O preço da falta de bom senso
Originalmente publicado no jornal SindSeg SP.
por Antonio Penteado Mendonça
Depois da Segunda Guerra Mundial, a expectativa de vida subiu em praticamente todos os países, independentemente de serem ricos ou pobres.
No Japão já está acima dos noventa anos e há quem fale que a pessoa que vai viver mais de cento e vinte anos já nasceu.
No Brasil saltamos de uma expectativa de vida de menos de cinquenta anos em 1939 para mais de setenta em 2019. É um número impressionante, que tem forte impacto na previdência social e na saúde pública, porque implica no aumento dos gastos com a população.
Essa mudança vertiginosa não aconteceu por acaso. Atrás dela tem muito trabalho ao longo dos últimos setenta anos e não causa espanto a aceleração ter-se dado após uma guerra das proporções do conflito de1939 a 1945.
Em função da guerra, pesquisas intensas foram realizadas para a descoberta da cura e da imunização de doenças que poderiam afetar os soldados nos diferentes fronts. Antibióticos, remédios para queimaduras, fraturas, anestesias, doenças da pele, dos olhos, etc., foram rapidamente desenvolvidos para garantir as condições de saúde das tropas envolvidas nos combates. Da mesma forma, vacinas eficientes foram desenvolvidas para evitar que o contágio de doenças endêmicas ou epidêmicas interferissem no desempenho dos soldados.
Com o final da guerra, elas foram colocadas no mercado e se tornaram o mais eficiente meio de combate a poliomielite, coqueluche, tétano, sarampo, gripe, meningite, hepatite, etc.
Reforçando o quadro, a produção de alimentos em patamares inimagináveis meio século atrás, pela primeira vez na história, em quantidade suficiente para alimentar a população humana, melhorou muito a resistência física das pessoas e reduziu a mortalidade infantil.
Como se não bastasse, as políticas de tratamento de água e saneamento básico reduziram ainda mais a propagação das moléstias.

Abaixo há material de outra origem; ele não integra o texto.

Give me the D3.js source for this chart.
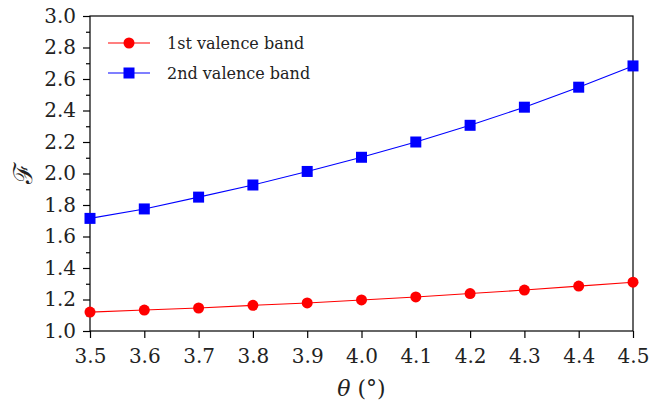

O impressionante é que, em pleno século 21, com informações sobre todos os assuntos à disposição da sociedade, várias doenças praticamente erradicadas há décadas estão de volta. Algumas delas em caráter epidêmico.

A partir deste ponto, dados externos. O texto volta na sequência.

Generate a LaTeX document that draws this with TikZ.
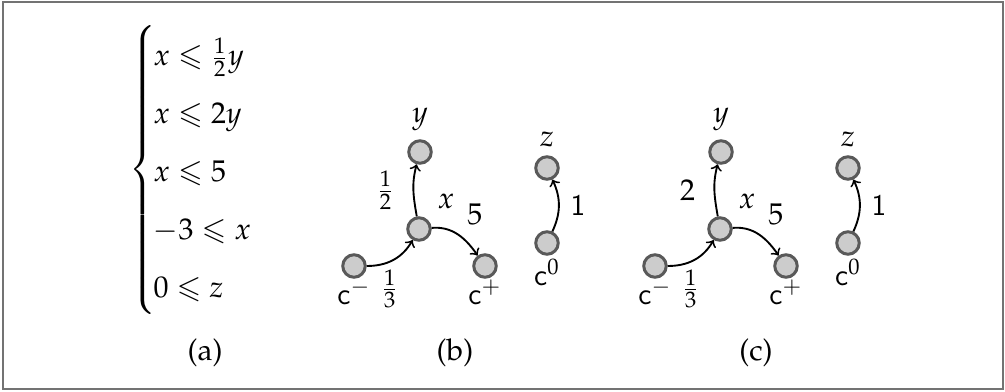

Entre as principais razões para isso estão a rejeição às vacinas e aos produtos consequentes dos avanços das ciências agrícolas e a disseminação de notícias falsas, vendidas como “científicas”, através das redes sociais.

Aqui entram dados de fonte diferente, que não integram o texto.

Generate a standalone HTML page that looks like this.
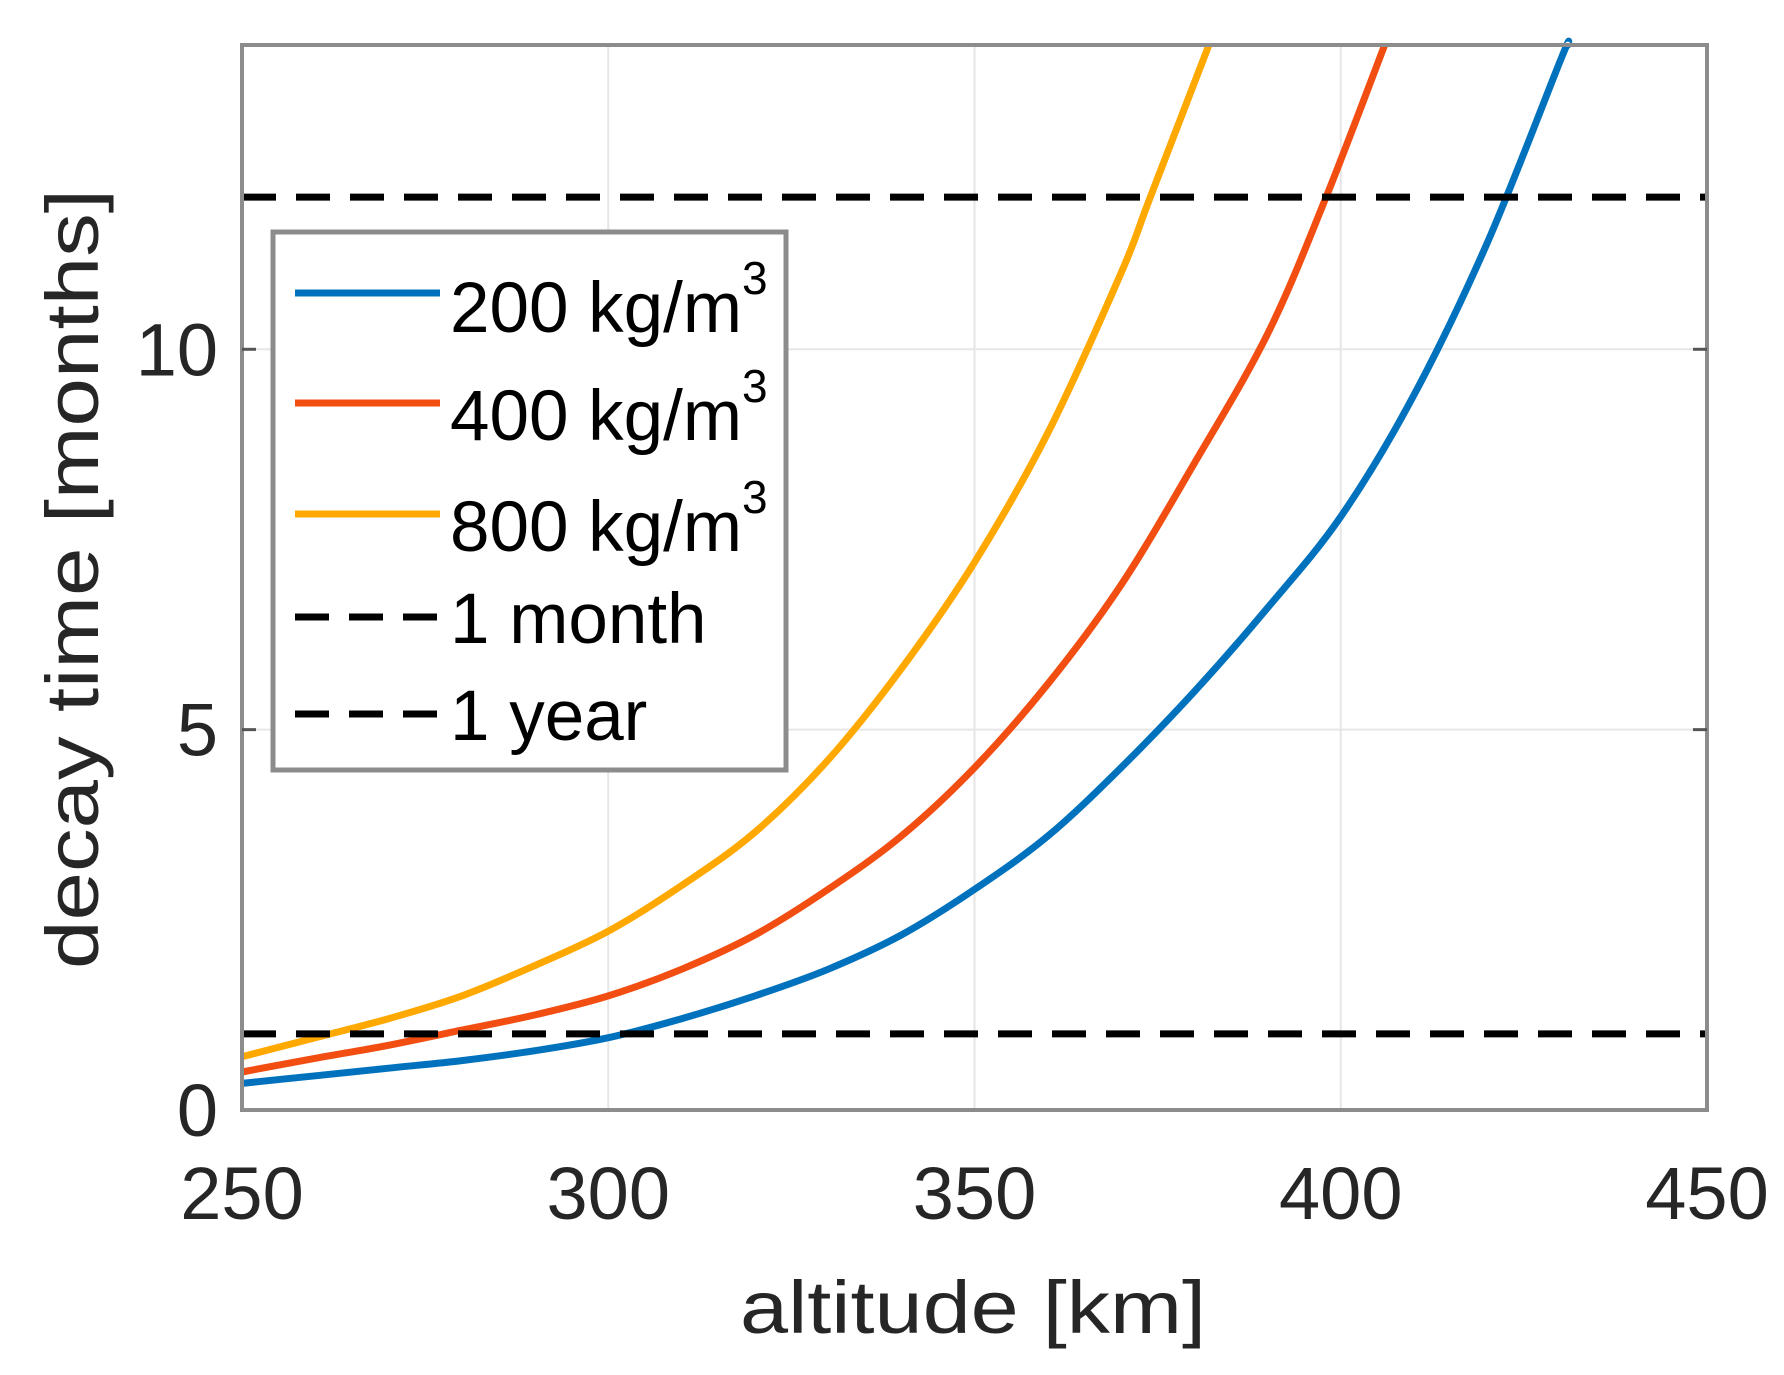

O Brasil está vivendo um surto de sarampo. Mais de mil e seiscentos casos da doença já foram confirmados em São Paulo e os outros estados, puxados por Roraima, por onde, ao que parece, a doença entrou no país, apresentam quadros similares.
Na base está a queda dos percentuais de pessoas vacinadas contra esta e outras doenças que estavam erradicadas e começam a voltar.
O fenômeno não é nacional. A Grã-Bretanha vive situação semelhante e vários outros países da Europa e os Estados Unidos se deparam com o quadro.
O apavorante é a falta de lógica no comportamento das pessoas. O movimento que originou a situação propõe uma volta à “pureza do passado”, sem levar em conta os números capazes de mostrar o tamanho do equívoco.
A expectativa de vida na Europa, antes da Segunda Guerra Mundial, mal chegava aos cinquenta anos de idade. E antes disto, até o século 19, a Europa era sacudida por epidemias devastadoras de doenças que matavam dezenas de milhares de pessoas em cidades como Londres, Paris, Roma ou Berlim.
As populações também morriam de fome, o que deu causa ao processo de imigração para a América. E a falta de saneamento básico se encarregava de fechar o círculo, matando, principalmente, dezenas de milhares de crianças.
Mas nada disso é levado em conta. As notícias falsas dando conta de que as vacinas matam e que os alimentos modernos não são seguros se espalham e encontram milhares de pessoas que acreditam nelas.
Como o cenário vai piorar ao longo dos próximos anos, os custos com saúde pública, no Brasil e no mundo, sofrerão uma pressão inexorável, que demandará mais recursos por parte dos governos e das operadoras de planos de saúde privados.
Não há mágica debaixo do sol. A irresponsabilidade de uma minoria tem potencial para atingir todo o corpo social, fazendo vítimas indistintamente, e aumenta de forma generalizada os custos com a prevenção e o tratamento das doenças que estão de volta.